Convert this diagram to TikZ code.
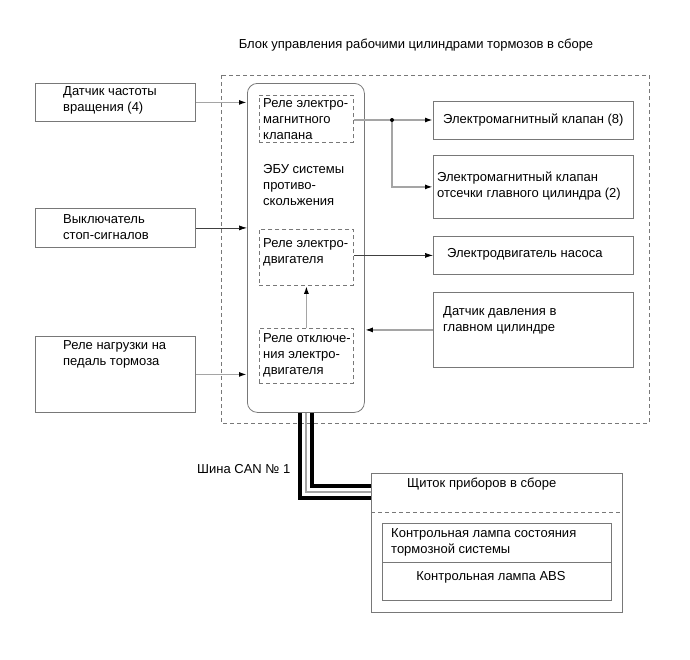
\documentclass[tikz,border=0pt]{standalone}
\usepackage{fontspec}
\setmainfont{Liberation Sans}
\usetikzlibrary{arrows.meta,calc}
\definecolor{framegray}{RGB}{120,120,120}
\definecolor{wiregray}{RGB}{165,165,165}
\tikzset{
  box/.style={draw=framegray, line width=0.8pt, inner sep=0pt, anchor=north west},
  relay/.style={box, dash pattern=on 4pt off 3pt},
  txt/.style={inner sep=0pt, align=left, anchor=west},
  wire/.style={draw=wiregray, line width=1.6pt, -{Latex[length=8pt,width=5pt,black]}},
  thinwire/.style={draw=black!75, line width=0.7pt, -{Latex[length=8pt,width=5pt,black]}},
  canblack/.style={line width=3.5pt, black},
  cangray/.style={line width=1.5pt, wiregray}
}
\begin{document}
\begin{tikzpicture}[x=1pt,y=-1pt,font=\fontsize{13}{16}\selectfont]
\useasboundingbox (0,0) rectangle (690,659);
% outer frame
\draw[framegray, line width=0.6pt, dash pattern=on 4pt off 3pt] (221,75) rectangle (649,423);
\node[anchor=center, inner sep=0pt] (title) at (416,45) {Блок управления рабочими цилиндрами тормозов в сборе};

% inputs
\node[box, minimum width=160pt, minimum height=38pt] (speed) at (35,83) {};
\node[box, minimum width=160pt, minimum height=39pt] (stop) at (35,208) {};
\node[box, minimum width=160pt, minimum height=76pt] (pedal) at (35,336) {};
\node[txt] (speedtxt) at (63,100.5) {Датчик частоты\\вращения (4)};
\node[txt] (stoptxt) at (63,227.5) {Выключатель\\стоп-сигналов};
\node[txt] (pedaltxt) at (63,354) {Реле нагрузки на\\педаль тормоза};

% ECU
\node[box, rounded corners=10pt, minimum width=117pt, minimum height=329pt] (ecu) at (247,83) {};
\node[txt] (ecutxt) at (263,185) {ЭБУ системы\\противо-\\скольжения};
\node[relay, minimum width=94pt, minimum height=47pt] (rvalve) at (259,95) {};
\node[relay, minimum width=94pt, minimum height=56pt] (rmotor) at (259,229) {};
\node[relay, minimum width=94pt, minimum height=55pt] (roff) at (259,328) {};
\node[txt] (rvalvetxt) at (263,119.5) {Реле электро-\\магнитного\\клапана};
\node[txt] (rmotortxt) at (263,252.5) {Реле электро-\\двигателя};
\node[txt] (rofftxt) at (263,355.5) {Реле отключе-\\ния электро-\\двигателя};

% outputs
\node[box, minimum width=200pt, minimum height=38pt] (valve) at (433,101) {};
\node[box, minimum width=200pt, minimum height=63pt] (cutoff) at (433,155) {};
\node[box, minimum width=200pt, minimum height=38pt] (pump) at (433,236) {};
\node[box, minimum width=200pt, minimum height=75pt] (press) at (433,292) {};
\node[txt] (valvetxt) at (443,120) {Электромагнитный клапан (8)};
\node[txt] (cutofftxt) at (437,186.5) {Электромагнитный клапан\\отсечки главного цилиндра (2)};
\node[txt] (pumptxt) at (447,254) {Электродвигатель насоса};
\node[txt] (presstxt) at (443,320) {Датчик давления в\\главном цилиндре};

% connectors
\draw[wire] (speed.east) -- (speed.east -| ecu.west);
\draw[thinwire] (stop.east) -- (stop.east -| ecu.west);
\draw[wire] (pedal.east) -- (pedal.east -| ecu.west);
\coordinate (split) at (392,120);
\draw[wire] (split -| rvalve.east) -- (split -| valve.west);
\draw[wire] (split) |- (cutoff.west);
\fill (split) circle (2pt);
\draw[thinwire] (pump.west -| rmotor.east) -- (pump.west);
\draw[wire] (press.west) -- (press.west -| ecu.east);
\draw[wire] (roff.north) -- (rmotor.south);

% instrument cluster
\node[box, minimum width=251pt, minimum height=139pt] (panel) at (371,473) {};
\draw[framegray, line width=0.6pt, dash pattern=on 4pt off 3pt] (371,512) -- (622,512);
\node[txt] (paneltxt) at (407,484) {Щиток приборов в сборе};
\node[box, minimum width=229pt, minimum height=77pt] (lamps) at (382,523) {};
\draw[framegray, line width=0.8pt] (382,562) -- (611,562);
\node[txt] (brakelamp) at (391,542.5) {Контрольная лампа состояния\\тормозной системы};
\node[anchor=center, inner sep=0pt] (abslamp) at (491,577) {Контрольная лампа ABS};

% CAN bus
\coordinate (canin) at (371,492);
\draw[canblack] ($(ecu.south)+(-6,0)$) |- ($(canin)+(0,6)$);
\draw[cangray] (ecu.south) |- (canin);
\draw[canblack] ($(ecu.south)+(6,0)$) |- ($(canin)+(0,-6)$);
\node[txt] (cantxt) at (197,469) {Шина CAN № 1};
\end{tikzpicture}
\end{document}
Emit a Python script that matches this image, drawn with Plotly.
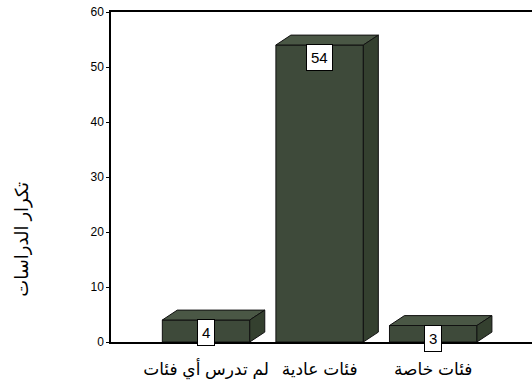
import plotly.graph_objects as go

# Study frequencies by class type
categories = ["لم تدرس أي فئات", "فئات عادية", "فئات خاصة"]
counts = [4, 54, 3]
y_ticks = [0, 10, 20, 30, 40, 50, 60]

# 3D box geometry (in axis units)
half_w = 0.385      # half width of the front face
depth_x = 0.132     # horizontal depth offset
depth_y = 1.8       # vertical depth offset

front_col = "#3e4a3a"
top_col = "#4a5745"
side_col = "#34402f"
edge = "#111111"

fig = go.Figure()

pos = list(range(len(categories)))

# front faces
fig.add_trace(go.Bar(
    x=pos, y=counts, width=2 * half_w,
    marker=dict(color=front_col, line=dict(color=edge, width=1)),
    hoverinfo="skip", showlegend=False,
))

# top and side faces
for i, v in zip(pos, counts):
    xl, xr = i - half_w, i + half_w
    top_x = [xl, xl + depth_x, xr + depth_x, xr, xl]
    top_y = [v, v + depth_y, v + depth_y, v, v]
    side_x = [xr, xr + depth_x, xr + depth_x, xr, xr]
    side_y = [0, depth_y, v + depth_y, v, 0]
    for px, py, col in ((top_x, top_y, top_col), (side_x, side_y, side_col)):
        fig.add_trace(go.Scatter(
            x=px, y=py, mode="lines", fill="toself", fillcolor=col,
            line=dict(color=edge, width=1), hoverinfo="skip", showlegend=False,
        ))

# value labels in white boxes at the top of each front face
for i, v in zip(pos, counts):
    fig.add_annotation(
        x=i, y=v, xref="x", yref="y", text=str(v), showarrow=False,
        yanchor="top", yshift=1,
        font=dict(family="Arial, Liberation Sans", size=15, color="black"),
        bgcolor="white", bordercolor="black", borderwidth=1, borderpad=4,
    )

# rotated y-axis title
fig.add_annotation(
    x=-0.209, y=0.31, xref="paper", yref="paper",
    xanchor="center", yanchor="middle",
    text="تكرار الدراسات", textangle=-90, showarrow=False,
    font=dict(family="Arial, DejaVu Sans", size=18, color="black"),
)

fig.update_layout(
    width=532, height=387,
    margin=dict(l=111, r=0, t=12, b=45),
    paper_bgcolor="white", plot_bgcolor="white",
    font=dict(family="Arial, Liberation Sans, DejaVu Sans", color="black"),
    xaxis=dict(
        range=[-0.837, 2.87], tickmode="array", tickvals=pos, ticktext=categories,
        showgrid=False, zeroline=False, showline=True, mirror=True,
        linecolor="black", linewidth=1.5, ticks="",
        tickfont=dict(size=17, family="Arial, DejaVu Sans"),
        ticklabelstandoff=11,
    ),
    yaxis=dict(
        range=[0, 60], tickmode="array", tickvals=y_ticks,
        showgrid=False, zeroline=False, showline=True,
        linecolor="black", linewidth=1.5, ticks="outside", ticklen=3,
        tickcolor="black", tickfont=dict(size=12),
    ),
)

fig.write_html("out.html")
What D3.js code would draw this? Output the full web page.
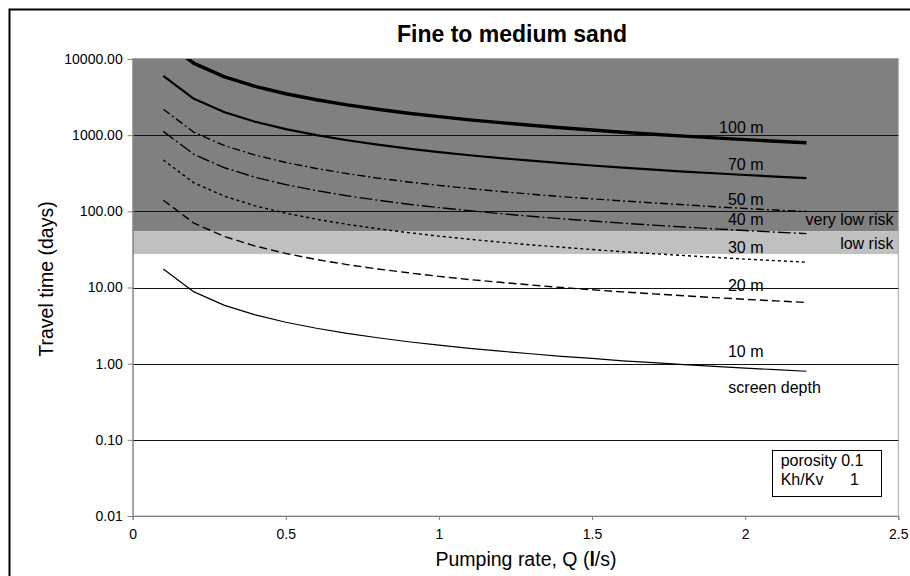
<!DOCTYPE html>
<html>
<head>
<meta charset="utf-8">
<script src="https://cdn.jsdelivr.net/npm/d3@7"></script>
<style>
body { margin: 0; background: #fff; }
svg { display: block; font-family: "Liberation Sans", Arial, sans-serif; }
</style>
</head>
<body>
<div class="chart"></div>
<script>
// pumping rate (l/s)
var qValues = [0.1, 0.2, 0.3, 0.4, 0.5, 0.6, 0.7, 0.8, 0.9, 1.0, 1.1,
               1.2, 1.3, 1.4, 1.5, 1.6, 1.7, 1.8, 1.9, 2.0, 2.1, 2.2];

// travel time (days) per screen depth
var t10  = [17.5, 8.75, 5.83, 4.38, 3.5, 2.92, 2.5, 2.19, 1.94, 1.75, 1.59,
            1.46, 1.35, 1.25, 1.17, 1.09, 1.03, 0.972, 0.921, 0.875, 0.833, 0.795];
var t20  = [140, 70, 46.7, 35, 28, 23.3, 20, 17.5, 15.6, 14, 12.7,
            11.7, 10.8, 10, 9.33, 8.75, 8.24, 7.78, 7.37, 7, 6.67, 6.36];
var t30  = [472, 236, 158, 118, 94.5, 78.8, 67.5, 59.1, 52.5, 47.3, 43,
            39.4, 36.3, 33.8, 31.5, 29.5, 27.8, 26.3, 24.9, 23.6, 22.5, 21.5];
var t40  = [1120, 560, 373, 280, 224, 187, 160, 140, 124, 112, 102,
            93.3, 86.2, 80, 74.7, 70, 65.9, 62.2, 58.9, 56, 53.3, 50.9];
var t50  = [2190, 1090, 729, 547, 438, 365, 313, 273, 243, 219, 199,
            182, 168, 156, 146, 137, 129, 122, 115, 109, 104, 99.4];
var t70  = [6000, 3000, 2000, 1500, 1200, 1000, 857, 750, 667, 600, 545,
            500, 462, 429, 400, 375, 353, 333, 316, 300, 286, 273];
var t100 = [17500, 8750, 5830, 4380, 3500, 2920, 2500, 2190, 1940, 1750, 1590,
            1460, 1350, 1250, 1170, 1090, 1030, 972, 921, 875, 833, 795];

var depths = ["100 m", "70 m", "50 m", "40 m", "30 m", "20 m", "10 m"];
var seriesValues = [t100, t70, t50, t40, t30, t20, t10];

// risk bands (days)
var bandNames = ["very low risk", "low risk"];
var bandLower = [55, 27.5];
var bandUpper = [10000, 55];

var xTicks = [0, 0.5, 1, 1.5, 2, 2.5];
var yTicks = [0.01, 0.1, 1, 10, 100, 1000, 10000];

var W = 910, H = 576;
var plot = { l: 132.7, r: 898.3, t: 59, b: 516 };

var svg = d3.select(".chart")
    .append("svg")
    .attr("width", W)
    .attr("height", H);

var x = d3.scaleLinear()
    .domain([0, 2.5])
    .range([plot.l, plot.r]);

var y = d3.scaleLog()
    .domain([0.01, 10000])
    .range([plot.b, plot.t]);

// outer chart frame (cut off at right / bottom like the source)
svg.append("rect")
    .attr("x", 9.5)
    .attr("y", 9.5)
    .attr("width", W)
    .attr("height", H)
    .attr("fill", "#fff")
    .attr("stroke", "#000")
    .attr("stroke-width", 2);

svg.append("defs").append("clipPath")
    .attr("id", "plotclip")
    .append("rect")
    .attr("x", plot.l)
    .attr("y", plot.t)
    .attr("width", plot.r - plot.l)
    .attr("height", plot.b - plot.t);

// bands
var bandFill = ["#808080", "#c0c0c0"];
svg.selectAll("rect.band")
    .data(bandNames)
    .enter().append("rect")
    .attr("class", "band")
    .attr("x", x(0))
    .attr("width", x(2.5) - x(0))
    .attr("y", function(d, i) { return y(bandUpper[i]); })
    .attr("height", function(d, i) { return y(bandLower[i]) - y(bandUpper[i]); })
    .attr("fill", function(d, i) { return bandFill[i]; });

// plot area border
svg.append("rect")
    .attr("x", plot.l)
    .attr("y", plot.t - 0.5)
    .attr("width", plot.r - plot.l)
    .attr("height", plot.b - plot.t + 0.5)
    .attr("fill", "none")
    .attr("stroke", "#a8a8a8")
    .attr("stroke-width", 1);

// gridlines
svg.append("g")
    .selectAll("line")
    .data(yTicks.slice(1, -1))
    .enter().append("line")
    .attr("x1", plot.l)
    .attr("x2", plot.r)
    .attr("y1", function(d) { return Math.round(y(d)) + 0.5; })
    .attr("y2", function(d) { return Math.round(y(d)) + 0.5; })
    .attr("stroke", "#111")
    .attr("stroke-width", 1);

var yAxis = d3.axisLeft(y)
    .tickValues(yTicks)
    .tickFormat(d3.format(".2f"))
    .tickSize(5)
    .tickPadding(5);

var xAxis = d3.axisBottom(x)
    .tickValues(xTicks)
    .tickFormat(function(d) { return String(d); })
    .tickSize(4)
    .tickPadding(9);

var gy = svg.append("g")
    .attr("transform", "translate(" + plot.l + ",0)")
    .call(yAxis);

var gx = svg.append("g")
    .attr("transform", "translate(0," + plot.b + ")")
    .call(xAxis);

[gx, gy].forEach(function(g) {
    g.select(".domain").attr("stroke", "#808080");
    g.selectAll(".tick line").attr("stroke", "#808080");
    g.selectAll(".tick text")
        .attr("fill", "#000")
        .style("font-size", "14px")
        .style("font-family", "'Liberation Sans', Arial, sans-serif");
});

// curves
var lineStyle = {
    "100 m": { w: 3.4, dash: null },
    "70 m":  { w: 2.2, dash: null },
    "50 m":  { w: 1.4, dash: "8,3,2,3" },
    "40 m":  { w: 1.4, dash: "13,3,2,3" },
    "30 m":  { w: 1.4, dash: "3,3" },
    "20 m":  { w: 1.4, dash: "8,4" },
    "10 m":  { w: 1.2, dash: null }
};

var line = d3.line()
    .x(function(d, i) { return x(qValues[i]); })
    .y(function(d) { return y(d); });

svg.append("g")
    .attr("clip-path", "url(#plotclip)")
    .selectAll("path")
    .data(depths)
    .enter().append("path")
    .attr("d", function(d, i) { return line(seriesValues[i]); })
    .attr("fill", "none")
    .attr("stroke", "#000")
    .attr("stroke-width", function(d) { return lineStyle[d].w; })
    .attr("stroke-dasharray", function(d) { return lineStyle[d].dash; })
    .attr("stroke-linejoin", "round");

// curve labels (placed by hand in the source, given here in data units)
var labelAt = {
    "100 m": 1080, "70 m": 349, "50 m": 122, "40 m": 65.7,
    "30 m": 28.2, "20 m": 9.1, "10 m": 1.22
};

svg.append("g")
    .selectAll("text")
    .data(depths)
    .enter().append("text")
    .attr("x", x(2.06))
    .attr("y", function(d) { return y(labelAt[d]); })
    .attr("text-anchor", "end")
    .style("font-size", "16px")
    .text(function(d) { return d; });

svg.append("text")
    .attr("x", x(1.945))
    .attr("y", y(0.41))
    .style("font-size", "16px")
    .text("screen depth");

var bandLabelAt = [65.7, 31.8];
svg.append("g")
    .selectAll("text")
    .data(bandNames)
    .enter().append("text")
    .attr("x", 893.5)
    .attr("y", function(d, i) { return y(bandLabelAt[i]); })
    .attr("text-anchor", "end")
    .style("font-size", "16px")
    .text(function(d) { return d; });

// parameter box
svg.append("rect")
    .attr("x", 772.5)
    .attr("y", 450.5)
    .attr("width", 109)
    .attr("height", 46)
    .attr("fill", "#fff")
    .attr("stroke", "#000")
    .attr("stroke-width", 1);

svg.append("text")
    .attr("x", 780.7)
    .attr("y", 465.5)
    .style("font-size", "16px")
    .text("porosity 0.1");

svg.append("text")
    .attr("x", 780.7)
    .attr("y", 485)
    .style("font-size", "16px")
    .text("Kh/Kv");

svg.append("text")
    .attr("x", 850)
    .attr("y", 485)
    .style("font-size", "16px")
    .text("1");

// titles
svg.append("text")
    .attr("x", 512)
    .attr("y", 42.3)
    .attr("text-anchor", "middle")
    .style("font-size", "23px")
    .style("font-weight", "bold")
    .text("Fine to medium sand");

var xt = svg.append("text")
    .attr("x", 526)
    .attr("y", 566)
    .attr("text-anchor", "middle")
    .style("font-size", "19.5px");
xt.append("tspan").text("Pumping rate, Q (");
xt.append("tspan").style("font-weight", "bold").text("l");
xt.append("tspan").text("/s)");

svg.append("text")
    .attr("transform", "translate(53,279) rotate(-90)")
    .attr("text-anchor", "middle")
    .style("font-size", "19.5px")
    .text("Travel time (days)");
</script>
</body>
</html>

WORK TO DO:
Write out, exactly and with nothing added, everything from the line with "What D3.js code" down to the line with "t: 59, b: 516", both included. Drop any pictures.

RESPONSE TO THIS TASK:
What D3.js code would draw this? Output the full web page.
<!DOCTYPE html>
<html>
<head>
<meta charset="utf-8">
<script src="https://cdn.jsdelivr.net/npm/d3@7"></script>
<style>
body { margin: 0; background: #fff; }
svg { display: block; font-family: "Liberation Sans", Arial, sans-serif; }
</style>
</head>
<body>
<div class="chart"></div>
<script>
// pumping rate (l/s)
var qValues = [0.1, 0.2, 0.3, 0.4, 0.5, 0.6, 0.7, 0.8, 0.9, 1.0, 1.1,
               1.2, 1.3, 1.4, 1.5, 1.6, 1.7, 1.8, 1.9, 2.0, 2.1, 2.2];

// travel time (days) per screen depth
var t10  = [17.5, 8.75, 5.83, 4.38, 3.5, 2.92, 2.5, 2.19, 1.94, 1.75, 1.59,
            1.46, 1.35, 1.25, 1.17, 1.09, 1.03, 0.972, 0.921, 0.875, 0.833, 0.795];
var t20  = [140, 70, 46.7, 35, 28, 23.3, 20, 17.5, 15.6, 14, 12.7,
            11.7, 10.8, 10, 9.33, 8.75, 8.24, 7.78, 7.37, 7, 6.67, 6.36];
var t30  = [472, 236, 158, 118, 94.5, 78.8, 67.5, 59.1, 52.5, 47.3, 43,
            39.4, 36.3, 33.8, 31.5, 29.5, 27.8, 26.3, 24.9, 23.6, 22.5, 21.5];
var t40  = [1120, 560, 373, 280, 224, 187, 160, 140, 124, 112, 102,
            93.3, 86.2, 80, 74.7, 70, 65.9, 62.2, 58.9, 56, 53.3, 50.9];
var t50  = [2190, 1090, 729, 547, 438, 365, 313, 273, 243, 219, 199,
            182, 168, 156, 146, 137, 129, 122, 115, 109, 104, 99.4];
var t70  = [6000, 3000, 2000, 1500, 1200, 1000, 857, 750, 667, 600, 545,
            500, 462, 429, 400, 375, 353, 333, 316, 300, 286, 273];
var t100 = [17500, 8750, 5830, 4380, 3500, 2920, 2500, 2190, 1940, 1750, 1590,
            1460, 1350, 1250, 1170, 1090, 1030, 972, 921, 875, 833, 795];

var depths = ["100 m", "70 m", "50 m", "40 m", "30 m", "20 m", "10 m"];
var seriesValues = [t100, t70, t50, t40, t30, t20, t10];

// risk bands (days)
var bandNames = ["very low risk", "low risk"];
var bandLower = [55, 27.5];
var bandUpper = [10000, 55];

var xTicks = [0, 0.5, 1, 1.5, 2, 2.5];
var yTicks = [0.01, 0.1, 1, 10, 100, 1000, 10000];

var W = 910, H = 576;
var plot = { l: 132.7, r: 898.3, t: 59, b: 516 };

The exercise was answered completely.